Het lijkt mij verstandig om het rookgordijn rond de totstandkoming van nieuws op te trekken. Nieuwsconsumenten hebben het recht te weten hoe nieuws ontstaat, wie het insteekt en waarom. Leg eens vaker uit hoe een stuk in de krant is gekomen, meld het in een kadertje als er op de redactie over is gediscussieerd. Journalisten zeggen vaak dat ‘de lezer daar niet op zit te wachten’. Dat is volgens mij niet waar en daar gaat het ook niet om. De vraag is hoe je het vertrouwen van de lezer in de journalistiek kunt waarborgen, nu de journalistiek zelf steeds meer onder vuur komt te liggen. Transparantie maakt het makkelijker inzicht te geven in de communicatiestrategie van populisten, maar vooral creëert ze een verdedigingsmuur tegen de aanval op de journalistiek: ‘Kijk maar mee, zo doen we ons werk.’ De ontwikkeling naar meer transparantie komt al op gang: NRC heeft tegenwoordig een webpagina waarop journalisten bijhouden aan welk nieuws ze geen aandacht besteden, en waarom. De redactie van Omroep West stond vorig jaar uitgebreid stil bij de dilemma’s en heftige discussies op de redactie over hoe verslag te doen van de omstandigheden rond de dood van PVV-raadslid Willie Dille.

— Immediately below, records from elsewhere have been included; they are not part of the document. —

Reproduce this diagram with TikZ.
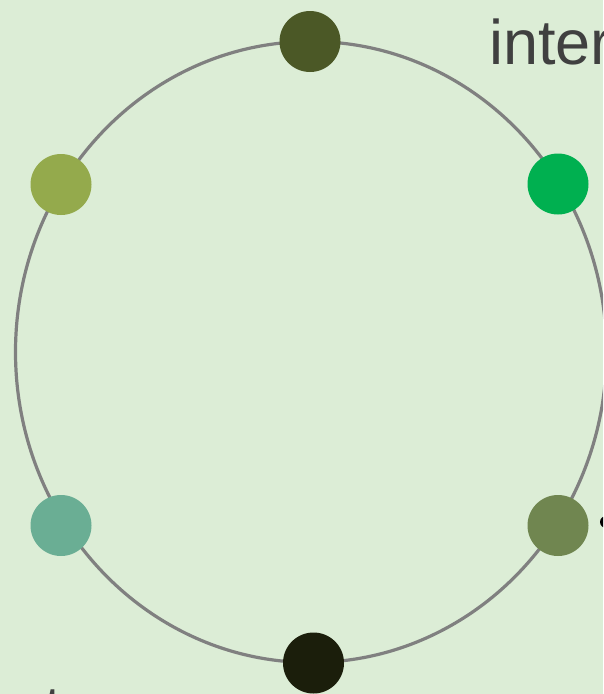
\documentclass[tikz,border=0pt]{standalone}
\usepackage{fontspec}
\setmainfont{Liberation Sans}
\definecolor{bg}{RGB}{220,237,214}
\definecolor{ringc}{RGB}{128,128,128}
\definecolor{txtc}{RGB}{64,64,64}
\definecolor{dA}{RGB}{75,88,38}
\definecolor{dB}{RGB}{0,176,80}
\definecolor{dC}{RGB}{112,134,80}
\definecolor{dD}{RGB}{27,30,11}
\definecolor{dE}{RGB}{106,174,148}
\definecolor{dF}{RGB}{148,170,76}
\begin{document}
\begin{tikzpicture}[x=1pt,y=-1pt,
  dot/.style={circle,inner sep=0pt,minimum size=61pt,draw=none},
  lbl/.style={anchor=base west,inner sep=0pt,text=txtc,font=\fontsize{63}{75}\selectfont}]
\useasboundingbox (0,0) rectangle (603,694);
\clip (0,0) rectangle (603,694);
\fill[bg] (0,0) rectangle (603,694);
\draw[ringc,line width=3.2pt] (311,352) ellipse [x radius=295.5pt, y radius=310.5pt];
\node[dot,fill=dA] (n1) at (310,41.5) {};
\node[dot,fill=dB] (n2) at (558,184) {};
\node[dot,fill=dC] (n3) at (558,525.5) {};
\node[dot,fill=dD] (n4) at (313.5,663) {};
\node[dot,fill=dE] (n5) at (61,525.5) {};
\node[dot,fill=dF] (n6) at (61,184.5) {};
\node[lbl] (t1) at (489,64) {inter};
\node[circle,fill=black,inner sep=0pt,minimum size=12pt] (b3) at (606,522) {};
\node[lbl] (t5) at (44,730) {t};
\end{tikzpicture}
\end{document}
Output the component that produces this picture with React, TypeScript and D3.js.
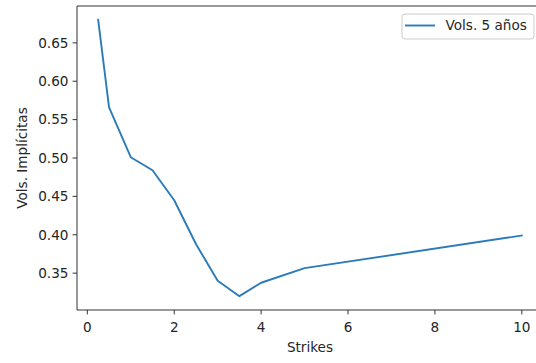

Niet alleen de journalistiek is aan zet, ook de Rijksoverheid zou eens kritisch naar haar ‘woordvoerderscultuur’ moeten kijken. Nu gaat perscommunicatie via woordvoerders die vaak vooral het belang van de minister behartigen. ‘Gewone ambtenaren’ mogen over het algemeen niet met de pers praten, een regel die bekendstaat als de ‘Oekaze-Kok’. Daarmee creëer je een cultuur van achterkamertjes en van wheelen en dealen met de media. En dat geeft woordvoerders en parlementaire journalisten enorm veel macht.

Ironisch genoeg zit in het kartelframe van Thierry Baudet wel degelijk een kern van waarheid: woordvoerders en parlementaire journalisten vormen samen een ondoorzichtig machtsblok en dat is niet goed voor de politiek en journalistiek, of in ieder geval niet voor het vertrouwen daarin.

Dus journalistiek en overheid, een goed voornemen voor 2019: gooi die ramen en deuren open, in het belang van een stevige democratie.

Michel van Baal is voorlichter en communicatieadviseur van de TU Delft.